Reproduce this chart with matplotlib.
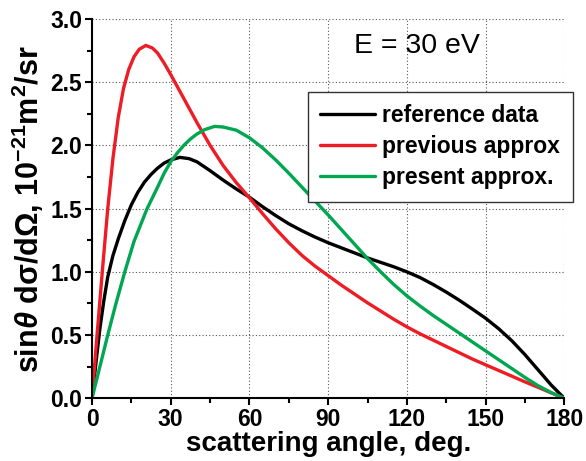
import matplotlib
matplotlib.use('Agg')
import matplotlib.pyplot as plt
from matplotlib.ticker import MultipleLocator, FormatStrFormatter

plt.rcParams['font.family'] = 'Liberation Sans'
plt.rcParams['mathtext.fontset'] = 'custom'
plt.rcParams['mathtext.rm'] = 'Liberation Sans:bold'
plt.rcParams['mathtext.it'] = 'Liberation Sans:italic:bold'
plt.rcParams['mathtext.bf'] = 'Liberation Sans:bold'

# scattering angle (deg.) and sin(theta) dsigma/dOmega (1e-21 m^2/sr)
angle_ref = [0, 1.5, 3, 4.5, 6, 8, 10, 12.5, 15, 17.5, 20, 22.5, 25, 27.5, 30, 33.5, 37,
             40, 45, 50, 55, 60, 65, 70, 75, 80, 85, 90, 95, 100, 105, 110, 115, 120, 125,
             130, 135, 140, 145, 150, 155, 160, 165, 170, 175, 180]
reference = [0, 0.28, 0.55, 0.77, 0.96, 1.13, 1.26, 1.405, 1.53, 1.63, 1.71, 1.77, 1.82,
             1.86, 1.885, 1.905, 1.895, 1.87, 1.8, 1.725, 1.655, 1.59, 1.515, 1.445, 1.38,
             1.325, 1.275, 1.23, 1.19, 1.15, 1.11, 1.075, 1.04, 1.0, 0.955, 0.9, 0.84,
             0.775, 0.705, 0.633, 0.55, 0.455, 0.345, 0.225, 0.105, 0]

angle_prev = [0, 2, 4, 6, 8, 10, 12, 14, 16, 18, 20.5, 23, 25, 27.5, 30, 35, 40, 45, 50,
              55, 60, 65, 70, 75, 80, 85, 90, 95, 100, 105, 110, 115, 120, 125, 130, 135,
              140, 145, 150, 155, 160, 165, 170, 175, 180]
previous = [0, 0.52, 1.02, 1.5, 1.9, 2.22, 2.45, 2.6, 2.7, 2.76, 2.79, 2.77, 2.73, 2.65,
            2.56, 2.37, 2.18, 2.0, 1.84, 1.705, 1.585, 1.46, 1.34, 1.23, 1.13, 1.045,
            0.97, 0.895, 0.825, 0.755, 0.69, 0.625, 0.565, 0.51, 0.46, 0.41, 0.36, 0.31,
            0.265, 0.22, 0.175, 0.13, 0.087, 0.043, 0]

angle_pres = [0, 3, 6, 9, 12.5, 16, 21, 25, 27.5, 30, 32.5, 35, 37.5, 40, 43, 46.7, 50,
              55, 60, 65, 70, 75, 80, 85, 90, 95, 100, 105, 110, 115, 120, 125, 130, 135,
              140, 145, 150, 155, 160, 165, 170, 175, 180]
present = [0, 0.25, 0.5, 0.74, 1.0, 1.24, 1.5, 1.67, 1.78, 1.87, 1.94, 2.0, 2.05, 2.09,
           2.125, 2.15, 2.145, 2.12, 2.06, 1.98, 1.885, 1.78, 1.67, 1.56, 1.45, 1.335,
           1.22, 1.105, 1.0, 0.9, 0.81, 0.73, 0.655, 0.585, 0.515, 0.445, 0.375, 0.305,
           0.235, 0.165, 0.1, 0.045, 0]

fig = plt.figure(figsize=(5.86, 4.61), dpi=100)
ax = fig.add_axes([0.157, 0.136, 0.806, 0.823])

style = dict(lw=2.4, solid_joinstyle='round', solid_capstyle='round')
ax.plot(angle_ref, reference, color='black', label='reference data', **style)
ax.plot(angle_prev, previous, color='#ee1c25', label='previous approx', **style)
ax.plot(angle_pres, present, color='#00a650', label='present approx.', **style)

ax.set_xlim(0, 180)
ax.set_ylim(0, 3.0)
ax.xaxis.set_major_locator(MultipleLocator(30))
ax.xaxis.set_minor_locator(MultipleLocator(15))
ax.yaxis.set_major_locator(MultipleLocator(0.5))
ax.yaxis.set_minor_locator(MultipleLocator(0.25))
ax.yaxis.set_major_formatter(FormatStrFormatter('%.1f'))

ax.grid(True, which='major', linestyle=(0, (1, 2)), color='#555555', lw=0.8)
ax.spines['top'].set_visible(False)
ax.spines['right'].set_visible(False)
ax.spines['left'].set_linewidth(1.5)
ax.spines['bottom'].set_linewidth(1.5)
ax.tick_params(which='major', direction='out', length=5, width=1.5, labelsize=16.5, pad=2)
ax.tick_params(which='minor', direction='out', length=3.5, width=1.5)
for lab in ax.get_xticklabels() + ax.get_yticklabels():
    lab.set_fontweight('bold')

ax.set_xlabel('scattering angle, deg.', fontsize=20, fontweight='bold', labelpad=0)
ax.set_ylabel(r'sin$\it{\theta}$ dσ/dΩ, 10$^{-21}$m$^2$/sr', fontsize=22,
              fontweight='bold', labelpad=3)

ax.text(0.688, 0.929, 'E = 30 eV', transform=ax.transAxes, fontsize=20.5,
        ha='center', va='center')

leg = ax.legend(loc='upper right', bbox_to_anchor=(1.018, 0.808), borderaxespad=0,
                prop={'weight': 'bold', 'size': 16.5}, handlelength=2.4,
                labelspacing=0.35, handletextpad=0.3, borderpad=0.55, fancybox=False,
                framealpha=1, edgecolor='#333333')
leg.get_frame().set_linewidth(1.0)

fig.savefig('out.png', dpi=100)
☆ ☆ ☆
Repeat the lines of the listing above verbatim, beginning at its first line and ending at the line containing "plt.rcParams['mathtext.bf'] = 'Liberation", which is included. Omit pictures.

▸ Result below
Reproduce this chart with matplotlib.
import matplotlib
matplotlib.use('Agg')
import matplotlib.pyplot as plt
from matplotlib.ticker import MultipleLocator, FormatStrFormatter

plt.rcParams['font.family'] = 'Liberation Sans'
plt.rcParams['mathtext.fontset'] = 'custom'
plt.rcParams['mathtext.rm'] = 'Liberation Sans:bold'
plt.rcParams['mathtext.it'] = 'Liberation Sans:italic:bold'
plt.rcParams['mathtext.bf'] = 'Liberation Sans:bold'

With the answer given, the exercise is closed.